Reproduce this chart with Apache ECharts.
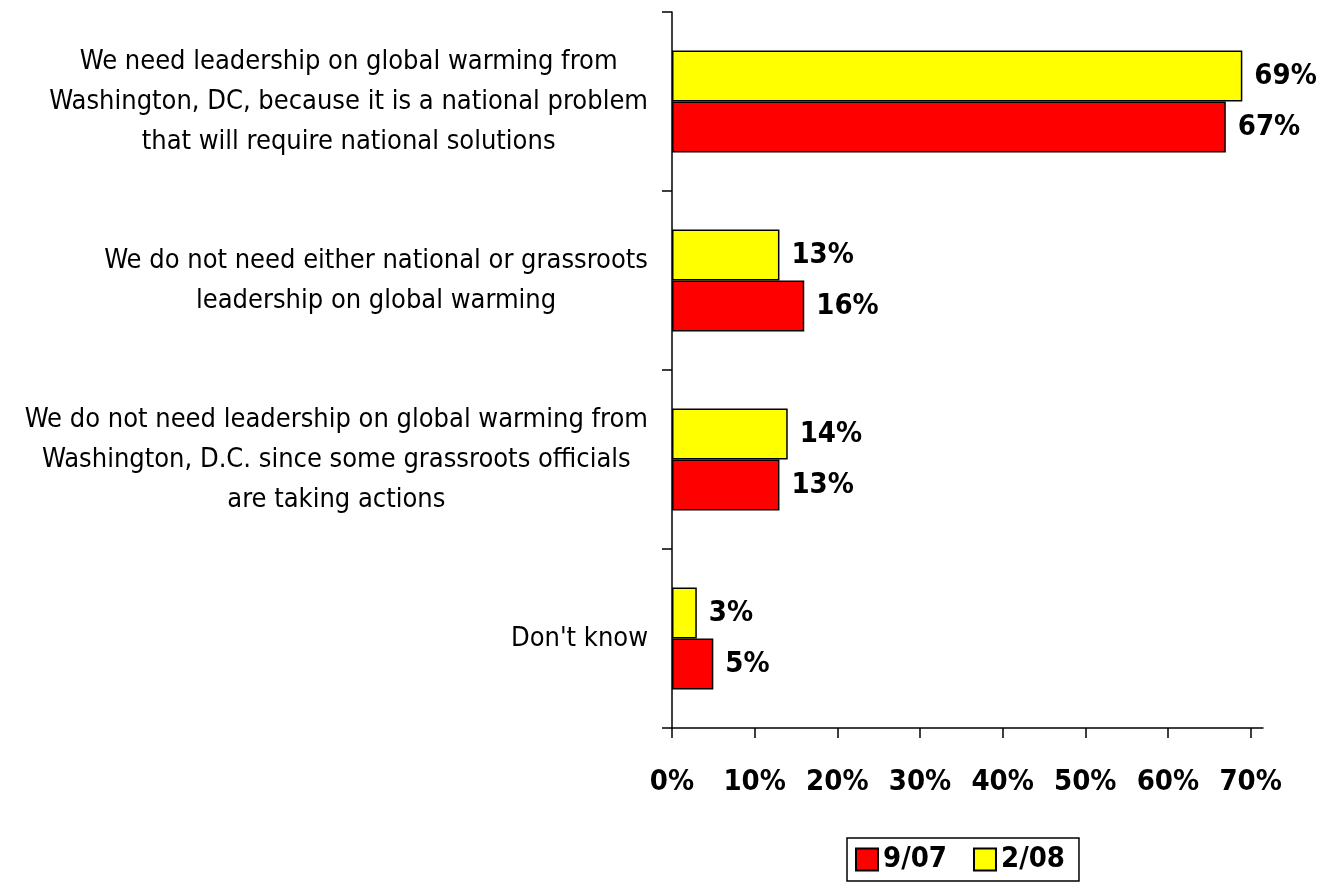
<!DOCTYPE html>
<html>
<head>
<meta charset="utf-8">
<script src="https://cdn.jsdelivr.net/npm/echarts@6/dist/echarts.min.js"></script>
<style>
  html, body { margin: 0; padding: 0; background: #fff; }
  #chart { width: 1319px; height: 892px; }
</style>
</head>
<body>
<div id="chart"></div>
<script>
// Categories listed top to bottom as they appear in the chart
const categories = [
  "We need leadership on global warming from\nWashington, DC, because it is a national problem\nthat will require national solutions",
  "We do not need either national or grassroots\nleadership on global warming",
  "We do not need leadership on global warming from\nWashington, D.C. since some grassroots officials\nare taking actions",
  "Don't know"
];
const series0907 = [67, 16, 13, 5];
const series0208 = [69, 13, 14, 3];
const seriesNames = ["9/07", "2/08"];
const xTicks = [0, 10, 20, 30, 40, 50, 60, 70];

const FONT = "'Liberation Sans Narrow', 'Arial Narrow', 'DejaVu Sans Condensed', sans-serif";

// y category axis runs bottom-to-top, so reverse to keep the first category on top
const yCats = categories.slice().reverse();
const d0907 = series0907.slice().reverse();
const d0208 = series0208.slice().reverse();

const chart = echarts.init(document.getElementById('chart'), null, { renderer: 'canvas' });

const labelStyle = {
  show: true,
  position: 'right',
  distance: 12,
  formatter: '{c}%',
  fontFamily: FONT,
  fontWeight: 'bold',
  fontSize: 29,
  color: '#000'
};

chart.setOption({
  backgroundColor: '#ffffff',
  animation: false,
  textStyle: { fontFamily: FONT },
  grid: { left: 672, right: 56, top: 12, bottom: 164, containLabel: false, outerBoundsMode: 'none' },
  xAxis: {
    type: 'value',
    min: 0,
    max: 71.5,
    interval: 10,
    splitLine: { show: false },
    axisLine: { show: true, lineStyle: { color: '#000', width: 1.5 } },
    axisTick: { show: true, length: 10, lineStyle: { color: '#000', width: 1.5 }, customValues: xTicks },
    axisLabel: {
      customValues: xTicks,
      formatter: '{value}%',
      fontFamily: FONT,
      fontWeight: 'bold',
      fontSize: 29,
      color: '#000',
      margin: 40
    }
  },
  yAxis: {
    type: 'category',
    data: yCats,
    axisLine: { show: true, lineStyle: { color: '#000', width: 1.5 } },
    axisTick: { show: true, length: 10, lineStyle: { color: '#000', width: 1.5 } },
    splitLine: { show: false },
    axisLabel: {
      margin: 24,
      color: '#000',
      fontFamily: FONT,
      fontSize: 27,
      lineHeight: 40,
      formatter: function (v) {
        return v.split('\n').map(function (l) { return '{c|' + l + '}'; }).join('\n');
      },
      rich: {
        c: { align: 'center', fontFamily: FONT, fontSize: 27, lineHeight: 40, color: '#000' }
      }
    }
  },
  legend: {
    data: seriesNames,
    left: 847,
    top: 838,
    orient: 'horizontal',
    icon: 'rect',
    itemWidth: 22,
    itemHeight: 22,
    itemGap: 26,
    borderColor: '#000',
    borderWidth: 1.5,
    padding: [7, 14, 7, 8],
    textStyle: { fontFamily: FONT, fontWeight: 'bold', fontSize: 29, color: '#000' }
  },
  series: [
    {
      name: seriesNames[1],
      type: 'bar',
      data: d0208,
      barGap: '0%',
      barCategoryGap: '43%',
      itemStyle: { color: '#FFFF00', borderColor: '#000', borderWidth: 1.5 },
      label: labelStyle
    },
    {
      name: seriesNames[0],
      type: 'bar',
      data: d0907,
      barGap: '0%',
      barCategoryGap: '43%',
      itemStyle: { color: '#FF0000', borderColor: '#000', borderWidth: 1.5 },
      label: labelStyle
    }
  ]
});
</script>
</body>
</html>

What to do: Return each line exactly as written. Any picture gets left out.

Response to this exercise:
Reproduce this chart with Apache ECharts.
<!DOCTYPE html>
<html>
<head>
<meta charset="utf-8">
<script src="https://cdn.jsdelivr.net/npm/echarts@6/dist/echarts.min.js"></script>
<style>
  html, body { margin: 0; padding: 0; background: #fff; }
  #chart { width: 1319px; height: 892px; }
</style>
</head>
<body>
<div id="chart"></div>
<script>
// Categories listed top to bottom as they appear in the chart
const categories = [
  "We need leadership on global warming from\nWashington, DC, because it is a national problem\nthat will require national solutions",
  "We do not need either national or grassroots\nleadership on global warming",
  "We do not need leadership on global warming from\nWashington, D.C. since some grassroots officials\nare taking actions",
  "Don't know"
];
const series0907 = [67, 16, 13, 5];
const series0208 = [69, 13, 14, 3];
const seriesNames = ["9/07", "2/08"];
const xTicks = [0, 10, 20, 30, 40, 50, 60, 70];

const FONT = "'Liberation Sans Narrow', 'Arial Narrow', 'DejaVu Sans Condensed', sans-serif";

// y category axis runs bottom-to-top, so reverse to keep the first category on top
const yCats = categories.slice().reverse();
const d0907 = series0907.slice().reverse();
const d0208 = series0208.slice().reverse();

const chart = echarts.init(document.getElementById('chart'), null, { renderer: 'canvas' });

const labelStyle = {
  show: true,
  position: 'right',
  distance: 12,
  formatter: '{c}%',
  fontFamily: FONT,
  fontWeight: 'bold',
  fontSize: 29,
  color: '#000'
};

chart.setOption({
  backgroundColor: '#ffffff',
  animation: false,
  textStyle: { fontFamily: FONT },
  grid: { left: 672, right: 56, top: 12, bottom: 164, containLabel: false, outerBoundsMode: 'none' },
  xAxis: {
    type: 'value',
    min: 0,
    max: 71.5,
    interval: 10,
    splitLine: { show: false },
    axisLine: { show: true, lineStyle: { color: '#000', width: 1.5 } },
    axisTick: { show: true, length: 10, lineStyle: { color: '#000', width: 1.5 }, customValues: xTicks },
    axisLabel: {
      customValues: xTicks,
      formatter: '{value}%',
      fontFamily: FONT,
      fontWeight: 'bold',
      fontSize: 29,
      color: '#000',
      margin: 40
    }
  },
  yAxis: {
    type: 'category',
    data: yCats,
    axisLine: { show: true, lineStyle: { color: '#000', width: 1.5 } },
    axisTick: { show: true, length: 10, lineStyle: { color: '#000', width: 1.5 } },
    splitLine: { show: false },
    axisLabel: {
      margin: 24,
      color: '#000',
      fontFamily: FONT,
      fontSize: 27,
      lineHeight: 40,
      formatter: function (v) {
        return v.split('\n').map(function (l) { return '{c|' + l + '}'; }).join('\n');
      },
      rich: {
        c: { align: 'center', fontFamily: FONT, fontSize: 27, lineHeight: 40, color: '#000' }
      }
    }
  },
  legend: {
    data: seriesNames,
    left: 847,
    top: 838,
    orient: 'horizontal',
    icon: 'rect',
    itemWidth: 22,
    itemHeight: 22,
    itemGap: 26,
    borderColor: '#000',
    borderWidth: 1.5,
    padding: [7, 14, 7, 8],
    textStyle: { fontFamily: FONT, fontWeight: 'bold', fontSize: 29, color: '#000' }
  },
  series: [
    {
      name: seriesNames[1],
      type: 'bar',
      data: d0208,
      barGap: '0%',
      barCategoryGap: '43%',
      itemStyle: { color: '#FFFF00', borderColor: '#000', borderWidth: 1.5 },
      label: labelStyle
    },
    {
      name: seriesNames[0],
      type: 'bar',
      data: d0907,
      barGap: '0%',
      barCategoryGap: '43%',
      itemStyle: { color: '#FF0000', borderColor: '#000', borderWidth: 1.5 },
      label: labelStyle
    }
  ]
});
</script>
</body>
</html>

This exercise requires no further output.